2. It would follow that preaching was useless (1 Corinthians 15:14).

3. It would mean faith was worthless (1 Corinthians 15:14).

4. It would mean that the apostles were liars (1 Corinthians 15:15).

5. It would deny all possibility of salvation from sin (1 Corinthians 15:16-17).

6. It would mean that the righteous dead were lost (1 Corinthians 15:18).

7. It would mean all believers in Christ were to be pitied (1 Corinthians 15:19).

8. It would mean that even the rite of baptism for the dead, as practiced by the heathen, was absurd (1 Corinthians 15:29).

9. It would mean that sufferings and privations of the apostles were vain and useless (1 Corinthians 15:31-34).

C. An illustration of the reasonableness of the doctrine of the resurrection (introduced parenthetically, as often in Paul’s writings) (1 Corinthians 15:20-28).

1. But now hath Christ been raised up (1 Corinthians 15:20).

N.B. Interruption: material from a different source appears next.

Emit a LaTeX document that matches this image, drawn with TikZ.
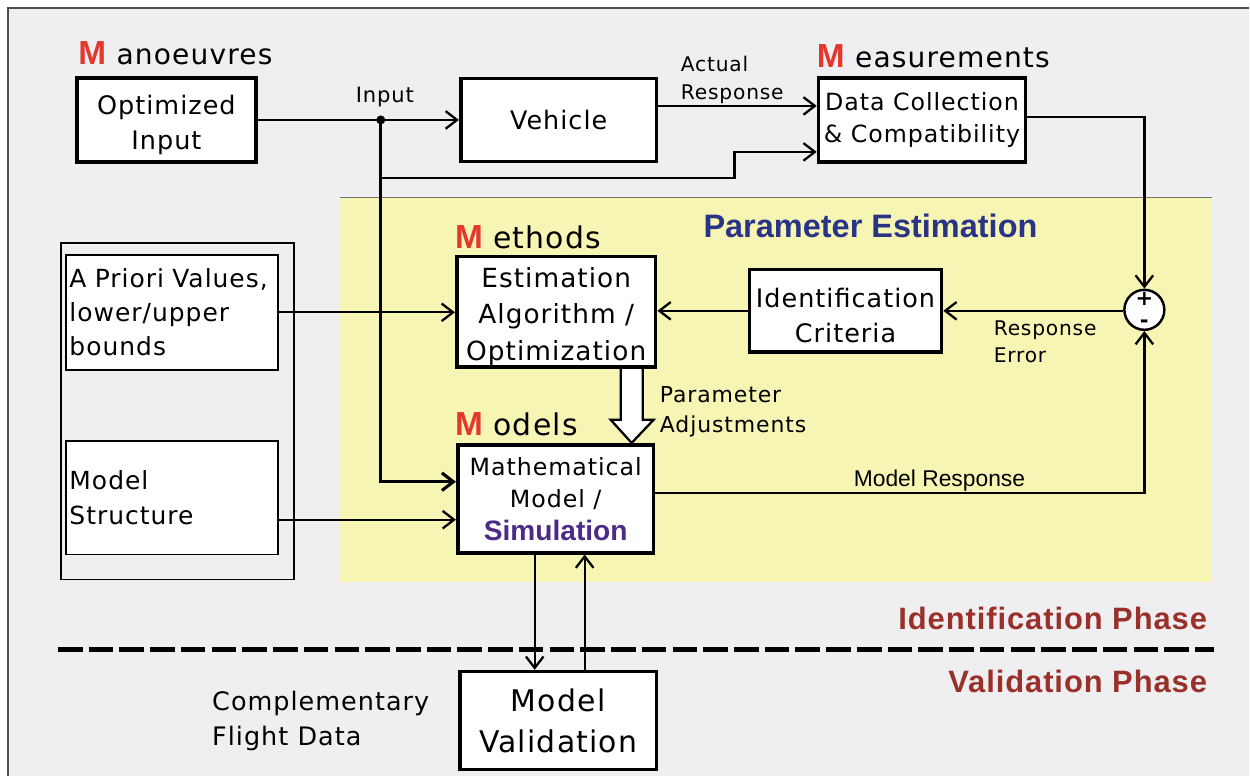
\documentclass[tikz,border=0pt]{standalone}
\usepackage{fontspec}
\setmainfont{DejaVu Sans}[LetterSpace=4]
\newfontfamily\arialfont{Liberation Sans}
\newfontfamily\phasefont{Liberation Sans}[LetterSpace=3]
\usepackage{xcolor}
\usepackage{tikz}
\usetikzlibrary{arrows.meta,positioning}

\definecolor{bggray}{RGB}{239,239,241}
\definecolor{estyellow}{RGB}{247,245,180}
\definecolor{mred}{RGB}{226,56,46}
\definecolor{phasered}{RGB}{153,48,42}
\definecolor{estblue}{RGB}{42,52,135}
\definecolor{simpurple}{RGB}{76,42,135}

\newcommand{\bigM}{{\arialfont\bfseries\fontsize{19}{20}\selectfont\color{mred}M}}
\newcommand{\fsz}[1]{\fontsize{#1}{1.37\dimexpr #1pt\relax}\selectfont}

\tikzset{
  blk/.style={draw, line width=2.1pt, fill=white, align=center, inner sep=1pt, font=\fsz{14.5}},
  srcbox/.style={draw, line width=0.9pt, fill=white, align=left, inner xsep=0.07cm,
    minimum width=4.24cm, text width=4.1cm, font=\fsz{14.2}},
  conn/.style={line width=1.3pt, ->},
  heading/.style={anchor=base west, inner sep=0pt},
  lbl/.style={anchor=west, inner sep=0pt, align=left},
  phase/.style={anchor=base east, inner sep=0pt, text=phasered,
    font=\phasefont\bfseries\fontsize{17.6}{20}\selectfont},
}

\begin{document}
\begin{tikzpicture}[x=0.02cm,y=-0.02cm,>={Straight Barb[length=6.5pt,width=10pt]}]
% background
\fill[white] (0,0) rectangle (1250,776);
\fill[bggray] (8,8) rectangle (1250,776);
\draw[line width=0.8pt, black!70] (8,776) -- (8,8) -- (1250,8);
\useasboundingbox (0,0) rectangle (1250,776);
% parameter estimation area
\fill[estyellow] (340,198) rectangle (1213,582);
\draw[line width=0.6pt, black!55] (340,198) -- (1213,198);
\node[font=\arialfont\bfseries\fontsize{18.5}{20}\selectfont, text=estblue] (pelbl) at (871,226) {Parameter Estimation};

% headings
\node[heading, font=\fsz{16}] (manlbl) at (78,65) {\bigM\hspace{6pt}anoeuvres};
\node[heading, font=\fsz{16}] (meslbl) at (817,68) {\bigM\hspace{6pt}easurements};
\node[heading, font=\fsz{17}] (methlbl) at (455,249) {\bigM\hspace{6pt}ethods};
\node[heading, font=\fsz{17}] (modlbl) at (455,436) {\bigM\hspace{6pt}odels};

% blocks
\node[blk, text height=36.5pt, minimum width=3.58cm, minimum height=1.68cm] (optin) at (166.5,120) {Optimized\\Input};
\node[blk, minimum width=3.92cm, minimum height=1.66cm] (vehicle) at (559,120) {Vehicle};
\node[blk, minimum width=4.14cm, minimum height=1.68cm, font=\fsz{13.5}] (datacol) at (922.5,120) {Data Collection\\\& Compatibility};
\node[blk, text height=58pt, minimum width=3.98cm, minimum height=2.2cm, font=\fsz{15}] (estim) at (556.5,312) {Estimation\\Algorithm /\\Optimization};
\node[blk, text height=36.5pt, minimum width=3.84cm, minimum height=1.66cm] (ident) at (846,311) {Identification\\Criteria};
\node[blk, minimum width=3.92cm, minimum height=2.16cm, font=\fsz{13.5}] (mathm) at (556,499)
  {Mathematical\\Model /\\{\arialfont\bfseries\fontsize{16}{20}\selectfont\color{simpurple}Simulation}};
\node[blk, minimum width=3.94cm, minimum height=1.96cm, font=\fsz{17}] (valid) at (558.5,721) {Model\\Validation};

% a priori information
\node[draw, line width=0.9pt, minimum width=4.66cm, minimum height=6.74cm] (srcgrp) at (177.5,411.5) {};
\node[srcbox, minimum height=2.3cm] (apriori) at (172,312.5) {A Priori Values,\\lower/upper\\bounds};
\node[srcbox, minimum height=2.28cm] (modstr) at (172,498) {Model\\Structure};

% summing junction
\node[draw, circle, line width=1.4pt, fill=white, minimum size=0.8cm, inner sep=0pt,
  align=center, font=\bfseries\fontsize{12}{12.5}\selectfont] (sum) at (1145,310) {+\\-};

% input branch point
\coordinate (inp) at (381,120);
\fill (inp) circle[radius=4.5];
\node[anchor=base, inner sep=0pt, font=\fsz{12}] (inplbl) at (385,103) {Input};

% connectors
\draw[conn] (optin.east) -- (inp) -- (vehicle.west);
\draw[conn] (vehicle.east |- 0,106) -- (datacol.west |- 0,106);
\draw[conn] (inp) |- (735,178) |- (datacol.west |- 0,152);
\draw[conn, line width=1.8pt] (inp) |- (mathm.west |- 0,482);
\draw[conn] (datacol.east |- 0,117) -| (sum.north);
\draw[conn] (sum.west |- 0,311) -- (ident.east);
\draw[conn] (ident.west) -- (estim.east |- ident.west);
\draw[conn] (apriori.east) -- (estim.west |- apriori.east);
\draw[conn] (modstr.east |- 0,520) -- (mathm.west |- 0,520);
\draw[conn] (mathm.east |- 0,493) -| (sum.south);
\draw[conn] (mathm.south -| 535,0) -- (valid.north -| 535,0);
\draw[conn] (valid.north -| 585,0) -- (mathm.south -| 585,0);
% parameter adjustment arrow
\draw[line width=1.3pt, fill=white, line join=miter] (estim.south -| 621,0) -- (621,420) -- (611,420)
  -- (mathm.north -| 632,0) -- (654,420) -- (643,420) -- (estim.south -| 643,0);

% connector labels
\node[lbl, font=\fsz{11.5}] (actlbl) at (681,80) {Actual\\Response};
\node[lbl, font=\fsz{12.5}] (adjlbl) at (660,412) {Parameter\\Adjustments};
\node[lbl, font=\fsz{11.5}] (errlbl) at (994,342) {Response\\Error};
\node[anchor=base, inner sep=0pt, font=\arialfont\fontsize{13}{15}\selectfont] (mrlbl) at (940,487) {Model Response};
\node[lbl, font=\fsz{14.5}] (cfdlbl) at (212,721) {Complementary\\Flight Data};

% phase separation
\draw[line width=2.8pt, dash pattern=on 14pt off 3.5pt] (58,650) -- (1215,650);
\node[phase] (idphase) at (1208,630) {Identification Phase};
\node[phase] (valphase) at (1208,693) {Validation Phase};
\end{tikzpicture}
\end{document}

Paul could not wait until the conclusion of his argument, but dogmatically declared the truth of the resurrection.

2. As death came to all through one person (Adam), it is fitting that the resurrection should come through one (1 Corinthians 15:21-22).

3. The order of the resurrection is given (1 Corinthians 15:23-28).

II. Regarding the nature of the bodies that shall be raised up (1 Corinthians 15:35-41).

A. It is like grain that is planted (1 Corinthians 15:36-38).

B. It is like different kinds of flesh (1 Corinthians 15:39).

C. It is like different kinds of celestial bodies (1 Corinthians 15:40-31).

D. It is described as:

1. Incorruptible (1 Corinthians 15:42).

2. Glorious (1 Corinthians 15:43).

3. Powerful (1 Corinthians 15:43).

4. A spiritual body (1 Corinthians 15:44).

5. It is like the risen body of Christ (1 Corinthians 15:45-50).

III. What shall become of those who remain alive at the Second Advent? (1 Corinthians 15:55-57).

A. The answer is that they shall be changed in an instant, and thus participate in the resurrection just like others.

IV. The practical application of the doctrine of the resurrection (1 Corinthians 15:55-58).

A. It places the Christian in a position of strength, the great victory already having been won (1 Corinthians 15:55-57).

B. All of the Christian’s energies should be devoted fully to the service of God, being assured that his labor is not in vain “in the Lord” (1 Corinthians 15:58)

While it may be questioned that this chapter is more important than any other part of this epistle, it is nevertheless true that the sacred Scriptures have attained some kind of a climax in the verses of this chapter.

It is rather tragic that the Corinthians required that someone remind them of the fundamental facts of the Christian gospel, at a time so soon after they had heard it, obeyed it, and were enjoying the blessings of salvation derived from it.

As Charles Hodge declared, “Certain false teachers at Corinth had denied the resurrection.”

There is no profit in trying to identify these false teachers.

Satan always has an advocate in every community; and those of Jewish background could have been contaminated by the Sadducees, while those of Greek origin could have cited a hundred of their philosophers who despised any such doctrine as the resurrection of the dead (Acts 17:32).

For as in Adam all die, so also in Christ shall all be made alive. But each in his own order: Christ the firstfruits; then they that are Christ’s, at his coming. Then cometh the end, when he shall deliver up the kingdom to God, even the Father; when he shall have abolished all rule and all authority and power. For he must reign, till he hath put all his enemies under his feet. The last enemy that shall be abolished is death.